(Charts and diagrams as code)
***
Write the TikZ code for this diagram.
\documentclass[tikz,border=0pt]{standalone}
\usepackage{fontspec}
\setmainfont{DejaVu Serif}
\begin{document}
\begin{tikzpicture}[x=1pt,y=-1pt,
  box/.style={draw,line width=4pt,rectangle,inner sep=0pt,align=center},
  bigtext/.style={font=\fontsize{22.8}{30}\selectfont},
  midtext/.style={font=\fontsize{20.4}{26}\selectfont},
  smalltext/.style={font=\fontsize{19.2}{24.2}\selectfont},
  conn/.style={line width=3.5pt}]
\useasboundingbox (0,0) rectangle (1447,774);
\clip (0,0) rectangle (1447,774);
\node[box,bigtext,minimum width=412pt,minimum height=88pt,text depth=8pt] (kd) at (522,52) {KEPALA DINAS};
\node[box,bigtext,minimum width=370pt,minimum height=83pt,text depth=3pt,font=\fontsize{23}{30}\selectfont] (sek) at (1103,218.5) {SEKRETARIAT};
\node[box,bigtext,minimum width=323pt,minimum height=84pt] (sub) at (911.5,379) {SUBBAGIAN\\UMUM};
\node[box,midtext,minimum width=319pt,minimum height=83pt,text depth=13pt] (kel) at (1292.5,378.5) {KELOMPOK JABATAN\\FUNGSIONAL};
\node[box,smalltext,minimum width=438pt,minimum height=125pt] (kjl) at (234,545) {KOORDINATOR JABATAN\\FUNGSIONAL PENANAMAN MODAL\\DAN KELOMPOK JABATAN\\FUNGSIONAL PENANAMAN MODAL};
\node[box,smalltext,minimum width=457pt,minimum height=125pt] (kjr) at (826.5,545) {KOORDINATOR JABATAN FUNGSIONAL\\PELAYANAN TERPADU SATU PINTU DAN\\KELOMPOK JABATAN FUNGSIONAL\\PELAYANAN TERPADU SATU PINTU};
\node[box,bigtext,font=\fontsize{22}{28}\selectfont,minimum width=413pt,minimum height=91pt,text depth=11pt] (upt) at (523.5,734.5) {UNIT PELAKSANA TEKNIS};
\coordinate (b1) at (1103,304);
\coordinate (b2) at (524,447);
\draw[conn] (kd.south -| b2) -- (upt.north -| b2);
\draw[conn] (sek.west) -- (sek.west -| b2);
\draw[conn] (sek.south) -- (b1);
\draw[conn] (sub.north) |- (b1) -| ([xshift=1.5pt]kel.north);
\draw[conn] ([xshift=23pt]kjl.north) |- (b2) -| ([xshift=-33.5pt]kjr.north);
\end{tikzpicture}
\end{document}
***
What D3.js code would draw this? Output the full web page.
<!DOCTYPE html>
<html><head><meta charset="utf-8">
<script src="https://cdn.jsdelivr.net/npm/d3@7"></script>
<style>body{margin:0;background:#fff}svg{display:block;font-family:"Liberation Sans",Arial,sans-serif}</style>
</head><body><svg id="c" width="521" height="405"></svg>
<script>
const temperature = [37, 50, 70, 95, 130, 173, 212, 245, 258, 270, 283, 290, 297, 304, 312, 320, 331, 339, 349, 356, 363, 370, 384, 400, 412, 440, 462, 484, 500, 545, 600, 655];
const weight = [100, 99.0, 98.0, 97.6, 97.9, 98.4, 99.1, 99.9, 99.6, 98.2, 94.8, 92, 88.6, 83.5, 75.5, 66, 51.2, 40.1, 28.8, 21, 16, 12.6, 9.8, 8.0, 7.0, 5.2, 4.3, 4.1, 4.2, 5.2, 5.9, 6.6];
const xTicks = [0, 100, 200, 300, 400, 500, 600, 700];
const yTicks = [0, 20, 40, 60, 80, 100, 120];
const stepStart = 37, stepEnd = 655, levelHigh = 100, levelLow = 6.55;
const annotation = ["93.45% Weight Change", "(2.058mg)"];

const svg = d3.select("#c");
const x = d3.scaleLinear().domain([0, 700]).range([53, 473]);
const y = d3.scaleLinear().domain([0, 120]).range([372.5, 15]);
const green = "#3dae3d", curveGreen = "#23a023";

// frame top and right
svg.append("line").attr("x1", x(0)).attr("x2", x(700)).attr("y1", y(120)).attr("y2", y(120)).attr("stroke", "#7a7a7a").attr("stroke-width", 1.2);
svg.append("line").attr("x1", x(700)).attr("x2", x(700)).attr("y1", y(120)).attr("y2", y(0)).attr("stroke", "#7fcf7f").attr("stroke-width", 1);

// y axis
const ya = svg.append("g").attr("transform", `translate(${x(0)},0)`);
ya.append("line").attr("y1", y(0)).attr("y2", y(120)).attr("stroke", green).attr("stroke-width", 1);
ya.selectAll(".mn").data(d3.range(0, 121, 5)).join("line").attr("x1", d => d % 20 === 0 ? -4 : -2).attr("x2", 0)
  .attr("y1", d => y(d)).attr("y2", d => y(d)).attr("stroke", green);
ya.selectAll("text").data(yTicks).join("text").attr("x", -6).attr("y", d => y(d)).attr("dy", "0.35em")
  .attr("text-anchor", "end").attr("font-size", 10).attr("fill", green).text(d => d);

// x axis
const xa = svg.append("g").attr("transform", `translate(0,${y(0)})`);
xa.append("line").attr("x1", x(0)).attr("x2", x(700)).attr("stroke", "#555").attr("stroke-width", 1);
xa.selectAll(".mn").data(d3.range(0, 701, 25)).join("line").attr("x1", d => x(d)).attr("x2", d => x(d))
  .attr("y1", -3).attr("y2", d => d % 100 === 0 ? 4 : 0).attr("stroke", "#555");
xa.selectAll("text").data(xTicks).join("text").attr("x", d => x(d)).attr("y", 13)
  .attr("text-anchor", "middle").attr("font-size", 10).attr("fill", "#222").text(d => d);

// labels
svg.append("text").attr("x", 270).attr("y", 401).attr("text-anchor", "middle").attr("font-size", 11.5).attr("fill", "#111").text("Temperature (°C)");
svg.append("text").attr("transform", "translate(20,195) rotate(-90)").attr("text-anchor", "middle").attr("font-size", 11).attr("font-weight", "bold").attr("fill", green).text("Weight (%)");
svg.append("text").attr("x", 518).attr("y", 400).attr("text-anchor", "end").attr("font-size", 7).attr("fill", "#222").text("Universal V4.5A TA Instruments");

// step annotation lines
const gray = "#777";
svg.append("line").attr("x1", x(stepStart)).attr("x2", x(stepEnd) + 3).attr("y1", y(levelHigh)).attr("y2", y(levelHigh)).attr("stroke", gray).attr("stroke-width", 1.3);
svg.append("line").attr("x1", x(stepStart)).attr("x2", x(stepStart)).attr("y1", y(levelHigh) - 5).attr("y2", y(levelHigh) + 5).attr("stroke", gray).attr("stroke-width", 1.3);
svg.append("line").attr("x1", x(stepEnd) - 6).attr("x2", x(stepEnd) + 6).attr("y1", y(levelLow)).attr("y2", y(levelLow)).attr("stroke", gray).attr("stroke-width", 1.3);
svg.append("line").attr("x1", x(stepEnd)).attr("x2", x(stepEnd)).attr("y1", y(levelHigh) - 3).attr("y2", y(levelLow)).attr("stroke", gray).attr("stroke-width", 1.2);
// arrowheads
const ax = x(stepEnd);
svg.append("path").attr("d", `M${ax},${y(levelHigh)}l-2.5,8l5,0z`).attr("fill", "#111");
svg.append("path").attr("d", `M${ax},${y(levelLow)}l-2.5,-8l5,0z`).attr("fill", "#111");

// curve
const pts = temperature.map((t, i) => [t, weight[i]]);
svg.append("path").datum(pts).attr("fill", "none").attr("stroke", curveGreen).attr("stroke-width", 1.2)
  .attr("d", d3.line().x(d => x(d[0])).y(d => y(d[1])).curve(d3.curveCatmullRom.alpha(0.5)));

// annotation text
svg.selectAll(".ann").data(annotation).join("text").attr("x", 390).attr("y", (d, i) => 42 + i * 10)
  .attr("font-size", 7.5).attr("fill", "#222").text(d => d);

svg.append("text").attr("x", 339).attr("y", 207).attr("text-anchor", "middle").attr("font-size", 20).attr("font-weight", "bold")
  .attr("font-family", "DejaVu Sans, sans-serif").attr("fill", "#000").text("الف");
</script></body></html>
***
What is needed =
Review the material and copy each line in which the word "this" appears.

Task answer =
Write the TikZ code for this diagram.
What D3.js code would draw this? Output the full web page.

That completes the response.